Moving with the times: The evolution of business communications
I’ve worked in communications for some time now, and been with IComm for more than 14 years. It’s been really interesting to watch the journey of business communications across the course of this time, particularly in recent years when technology has advanced so fast.
Old ways of working
When I first started at IComm, business communications were pretty simple compared to today. People had the choice between email, handset phone, and of course the office dinosaur, the fax machine. At the time, IComm specialised in selling and rolling out PABX handsets, with around four in total to choose from.
I work on the sales side of things, and from that perspective it was a pretty standardised process. There weren’t big differences between the available handsets, so it all came down to cost - what the client wanted to spend. The management decision and infrastructure needed to put phones in was a lot simpler, making the sales and set-up turn around very fast.
Because there were only a small number of handsets available, the available brands and technology were mostly known to people, and often they came to us for a straight-forward upgrade of their existing handsets. There was very limited flexibility to tailor communications during this time, as the only real add on for a desk phone was to add a plug-in headset.
New ways of working
Traditional business communications was then blown out of the water by the entry of unified communications. IComm began to also sell and install unified communications solutions, including Microsoft’s Lync, which became Skype for Business and is now evolving into Microsoft Teams.
While it’s not the right fit for all of our clients, a number of them have now been moved from PABX communications to unified communications. This has allowed IComm to work with our clients much more flexibly, to assess their unique needs and how they want to work, and, integrate a unified communications platform and complementary devices to suit this.
Unified communications has opened up so many more options for business communications for these clients, including allowing them to become fully mobile workplaces that can support modern ways of working. This includes offering employees a range of ways to work including remote working, working from any device, working in the field and more varied meeting spaces. Unified communications also offers many more ways of communicating and collaborating including the usual email and voice calls, but also IM, video calls, video meetings, document sharing during calls and meetings, and presence so that people can see availability of colleagues.
I find that sales of unified communications solutions are more challenging, but also much more rewarding. The sales cycle is a lot longer, because we need to engage not only the IT department, but also other areas of the business that will play an integral role in the successful rollout of the unified communications solution such as the CEO, HR and the contact centre. A lot of work also needs to be done initially to ensure we are in a position to correctly quote and then deploy the unified communications solution; this involves assessing the client’s server, internet quality and other aspects.
End of an era
With the rise of unified communications, which now dominates business communications, comes the end of life support for many of the traditional PABX handset phones IComm previously specialised in. Over the years this has included the Ericsson, Aastra, and Mitel BusinessPhone.

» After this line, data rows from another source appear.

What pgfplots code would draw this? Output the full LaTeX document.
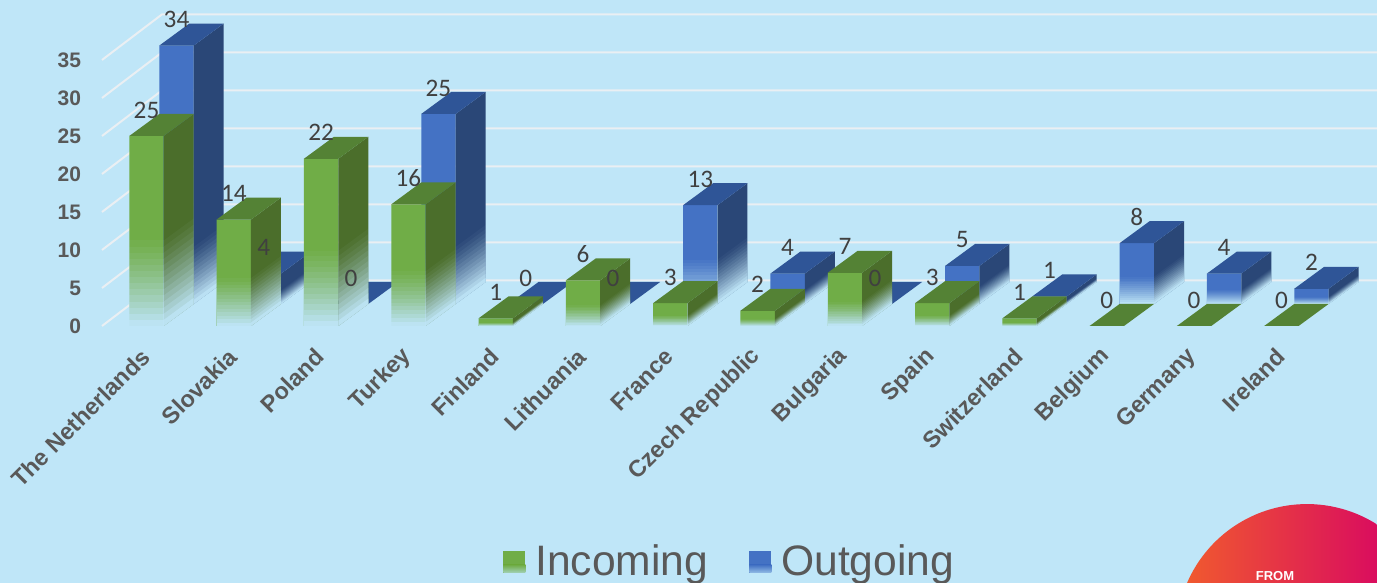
\documentclass[border=0pt]{standalone}
\usepackage{fontspec}
\usepackage{pgfplots}
\usepackage{pgfplotstable}
\pgfplotsset{compat=1.18}
\setmainfont{Liberation Sans}
\newfontfamily\labelfont{Carlito}
\definecolor{bg}{HTML}{BFE6F8}
\definecolor{gridc}{HTML}{EAEFF3}
\definecolor{txt}{HTML}{595959}
\definecolor{lab}{HTML}{404040}
\definecolor{gfront}{HTML}{70AD47}
\definecolor{gtop}{HTML}{548235}
\definecolor{gside}{HTML}{4B6E2B}
\definecolor{bfront}{HTML}{4472C4}
\definecolor{btop}{HTML}{2F5597}
\definecolor{bside}{HTML}{2A4777}
\definecolor{badgel}{HTML}{F0592F}
\definecolor{badger}{HTML}{DA0D5E}

% k, incoming, outgoing
\pgfplotstableread{
k in out
0 25 34
1 14 4
2 22 0
3 16 25
4 1 0
5 6 0
6 3 13
7 2 4
8 7 0
9 3 5
10 1 1
11 0 8
12 0 4
13 0 2
}\datatable

% depth step of the fake 3d (30px, 22px), half bar width
\def\dx{0.3436}
\def\dy{2.895}
\def\hw{0.197}
\def\nlay{14}

\newcommand\facequad[9]{%
  \addplot[fill=#1,draw=none,forget plot] coordinates {(#2,#3)(#4,#5)(#6,#7)(#8,#9)} -- cycle;
}
\newcount\fc
% #1 k, #2 value, #3 depth row, #4 side colour, #5 top colour
\newcommand\sidetop[5]{%
  \pgfmathsetmacro\xl{#1-\hw+#3*\dx}%
  \pgfmathsetmacro\xr{#1+\hw+#3*\dx}%
  \pgfmathsetmacro\xlb{\xl+\dx}%
  \pgfmathsetmacro\xrb{\xr+\dx}%
  \pgfmathsetmacro\yb{#3*\dy}%
  \pgfmathsetmacro\ybb{\yb+\dy}%
  \pgfmathsetmacro\yt{#2+\yb}%
  \pgfmathsetmacro\ytb{\yt+\dy}%
  \ifdim#2pt>0pt
    \facequad{#4}{\xr}{\yb}{\xrb}{\ybb}{\xrb}{\ytb}{\xr}{\yt}%
  \fi
  \facequad{#5}{\xl}{\yt}{\xr}{\yt}{\xrb}{\ytb}{\xlb}{\ytb}%
}
% stacked see-through layers of background colour, tallest first
\newcommand\fade[4]{%
  \pgfmathsetmacro\xl{#1-\hw+#3*\dx}%
  \pgfmathsetmacro\xr{#1+\hw+#3*\dx}%
  \pgfmathsetmacro\xrb{\xr+\dx}%
  \pgfmathsetmacro\yb{#3*\dy}%
  \pgfmathsetmacro\ybb{\yb+\dy}%
  \pgfmathsetmacro\fh{min(0.45*#2,#4)}%
  \ifdim#2pt>0pt
    \fc=1
    \loop
      \pgfmathsetmacro\hh{\fh*(\nlay+1-\the\fc)/\nlay}%
      \pgfmathsetmacro\ya{\yb+\hh}%
      \pgfmathsetmacro\yc{\ybb+\hh}%
      \pgfmathsetmacro\cumb{.97*((\the\fc-1)/\nlay)^1.2}%
      \pgfmathsetmacro\cumt{.97*(\the\fc/\nlay)^1.2}%
      \pgfmathsetmacro\aj{1-(1-\cumt)/(1-\cumb)}%
      \edef\tmp{\noexpand\addplot[fill=bg,fill opacity=\aj,draw=none,forget plot]
        coordinates {(\xl,\yb)(\xr,\yb)(\xr,\ya)(\xl,\ya)} -- cycle;
        \noexpand\addplot[fill=bg,fill opacity=\aj,draw=none,forget plot]
        coordinates {(\xr,\yb)(\xrb,\ybb)(\xrb,\yc)(\xr,\ya)} -- cycle;}%
      \tmp
    \ifnum\fc<\nlay \advance\fc by 1 \repeat
  \fi
}

\begin{document}
\begin{tikzpicture}
\useasboundingbox (0,0) rectangle (688.5pt,291.5pt);
\begin{axis}[
  at={(0,0)}, anchor=south west,
  scale only axis,
  width=688.5pt, height=291.5pt,
  xmin=-1.6781, xmax=14.0951,
  ymin=-33.816, ymax=42.895,
  axis background/.style={fill=bg},
  axis line style={draw=none},
  tick style={draw=none},
  /pgf/number format/assume math mode=true,
  ytick={0,5,10,15,20,25,30,35},
  xtick={0,...,13},
  xticklabels={The Netherlands,Slovakia,Poland,Turkey,Finland,Lithuania,France,Czech Republic,Bulgaria,Spain,Switzerland,Belgium,Germany,Ireland},
  x tick label style={font=\fontsize{11.7}{13}\selectfont\bfseries,text=txt,rotate=45,anchor=east,xshift=84.5pt,yshift=81.7pt},
  y tick label style={font=\fontsize{10.5}{12}\selectfont\bfseries,text=txt,anchor=east,xshift=44pt},
  legend style={at={(axis cs:6.693,-31.05)},anchor=center,draw=none,fill=none,legend columns=2,
    font=\fontsize{21.3}{24}\selectfont,text=txt,
    /tikz/every odd column/.append style={column sep=3pt},
    /tikz/every even column/.append style={column sep=18.5pt}},
]
% gridlines, side wall then back wall
\pgfplotsforeachungrouped \v in {0,5,...,35}{
  \pgfmathsetmacro\vb{\v+6}
  \addplot[gridc,line width=1pt,forget plot] coordinates {(-0.51,\v)(0.1775,\vb)(14.0951,\vb)};
}
% outgoing: back row
\addplot[ybar,/pgf/bar shift=0pt,bar width=17.15pt,fill=bfront,draw=none,forget plot,xshift=15pt,yshift=11pt]
  table[x=k,y=out]{\datatable};
\pgfplotsforeachungrouped \k in {0,...,13}{
  \pgfplotstablegetelem{\k}{out}\of\datatable
  \let\val\pgfplotsretval
  \sidetop{\k}{\val}{1}{bside}{btop}
  \fade{\k}{\val}{1}{7.5}
}
% incoming: front row
\addplot[ybar,/pgf/bar shift=0pt,bar width=17.15pt,fill=gfront,draw=none,forget plot]
  table[x=k,y=in]{\datatable};
\pgfplotsforeachungrouped \k in {0,...,13}{
  \pgfplotstablegetelem{\k}{in}\of\datatable
  \let\val\pgfplotsretval
  \sidetop{\k}{\val}{0}{gside}{gtop}
  \fade{\k}{\val}{0}{12}
}
% value labels on top of everything
\addplot[draw=none,mark=none,forget plot,nodes near coords,
  every node near coord/.append style={font=\fontsize{12.6}{14}\labelfont,text=lab,anchor=center,xshift=15pt,yshift=24pt,inner sep=0pt}]
  table[x=k,y=out]{\datatable};
\addplot[draw=none,mark=none,forget plot,nodes near coords,
  every node near coord/.append style={font=\fontsize{12.6}{14}\labelfont,text=lab,anchor=center,yshift=13pt,inner sep=0pt}]
  table[x=k,y=in]{\datatable};
% legend
\addlegendimage{legend image code/.code={
  \fill[gfront,draw=none] (0pt,-5.5pt) rectangle (11pt,5.5pt);
  \path[draw=none,top color=gfront,bottom color=gfront!35!bg] (0pt,-5.5pt) rectangle (11pt,-1.5pt);}}
\addlegendentry{Incoming}
\addlegendimage{legend image code/.code={
  \fill[bfront,draw=none] (0pt,-5.5pt) rectangle (11pt,5.5pt);
  \path[draw=none,top color=bfront,bottom color=bfront!35!bg] (0pt,-5.5pt) rectangle (11pt,-1.5pt);}}
\addlegendentry{Outgoing}
% corner badge
\path[left color=badgel,right color=badger]
  (axis cs:11.919,-33.816) arc[start angle=156.7,end angle=57.6,radius=65.3pt]
  -- (axis cs:14.0951,-33.816) -- cycle;
\node[text=white,font=\fontsize{6.5}{7}\selectfont\bfseries,inner sep=0pt] at (axis cs:12.927,-32.9) {FROM};
\end{axis}
\end{tikzpicture}
\end{document}
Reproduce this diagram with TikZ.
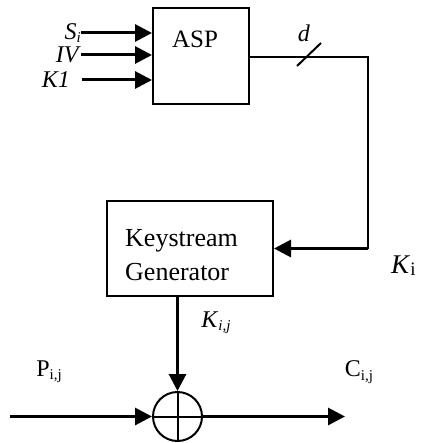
\documentclass[tikz,border=0pt]{standalone}
\usepackage{fontspec}
\setmainfont{Liberation Serif}
\usetikzlibrary{arrows.meta}
\newcommand{\lsub}[1]{\raisebox{-0.3ex}{\fontsize{15}{15}\selectfont #1}}
\tikzset{
  box/.style={draw, line width=2pt, inner sep=0pt},
  arr/.style={line width=3pt, -{Triangle[length=17pt,width=17pt]}},
  thin/.style={line width=2pt},
  lbl/.style={inner sep=0pt, font=\fontsize{24}{28}\selectfont},
}
\begin{document}
\begin{tikzpicture}[x=1pt,y=-1pt]
\useasboundingbox (0,0) rectangle (421,443);
% ASP block
\node[box, minimum width=96pt, minimum height=96pt] (asp) at (201,56) {};
\node[lbl, font=\fontsize{25}{28}\selectfont] (asptxt) at (195,39) {ASP};
% inputs
\node[lbl, anchor=east] (si) at (81,33) {\textit{S}\lsub{\textit{i}}};
\node[lbl, anchor=east] (iv) at (81,55) {\textit{IV}};
\node[lbl, anchor=east] (k1) at (70,80) {\textit{K1}};
\coordinate (k1start) at (82,80);
\draw[arr] (si.east) -- (si.east -| asp.west);
\draw[arr] (iv.east) -- (iv.east -| asp.west);
\draw[arr] (k1start) -- (k1start -| asp.west);
% keystream generator
\node[box, minimum width=166pt, minimum height=95pt] (kg) at (190,248.5) {};
\node[lbl, anchor=west, align=left, font=\fontsize{26}{34}\selectfont] (kgtxt) at (125,255) {Keystream\\Generator};
% d line
\coordinate (dstart) at (asp.east |- 0,57);
\coordinate (corner) at (368,57);
\draw[thin] (dstart) -- (corner) -- (corner |- kg.east);
\draw[arr] (corner |- kg.east) -- (kg.east);
\coordinate (s1) at (297,66);
\coordinate (s2) at (321,43);
\draw[thin] (s1) -- (s2);
\node[lbl] (dlbl) at (304,33) {\textit{d}};
\node[inner sep=0pt, anchor=base west, font=\fontsize{27}{28}\selectfont] (kilbl) at (391,273) {\textit{K}\raisebox{-0.2ex}{\fontsize{19}{19}\selectfont i}};
% xor
\node[draw, circle, line width=2pt, minimum size=49pt, inner sep=0pt] (xor) at (177.5,416.5) {};
\draw[thin] (xor.north) -- (xor.south);
\draw[thin] (xor.west) -- (xor.east);
\draw[arr] (xor |- kg.south) -- (xor.north);
\coordinate (pin) at (10,416.5);
\coordinate (cout) at (345,416.5);
\draw[arr] (pin) -- (xor.west);
\draw[arr] (xor.east) -- (cout);
\node[lbl] (kij) at (216,323) {\textit{K}\lsub{\textit{i,j}}};
\node[lbl] (pij) at (49,372) {P\lsub{i,j}};
\node[lbl] (cij) at (359,372) {C\lsub{i,j}};
\end{tikzpicture}
\end{document}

End of life has been talked about for a number of years now by the handset provider and we have regularly communicated with our clients about this, but this year marks the actual end of life, with no further maintenance support being offered going forward. This also marks the end of an era for IComm who started out with Ericsson.
In our ongoing work with our clients ahead of end of life, we have ensured they have had plenty of time to find a new solution, and have helped to transition a number of clients across to unified communications.
I look forward to working with clients on their unified communications journey, and seeing what evolutions next make their mark on the industry.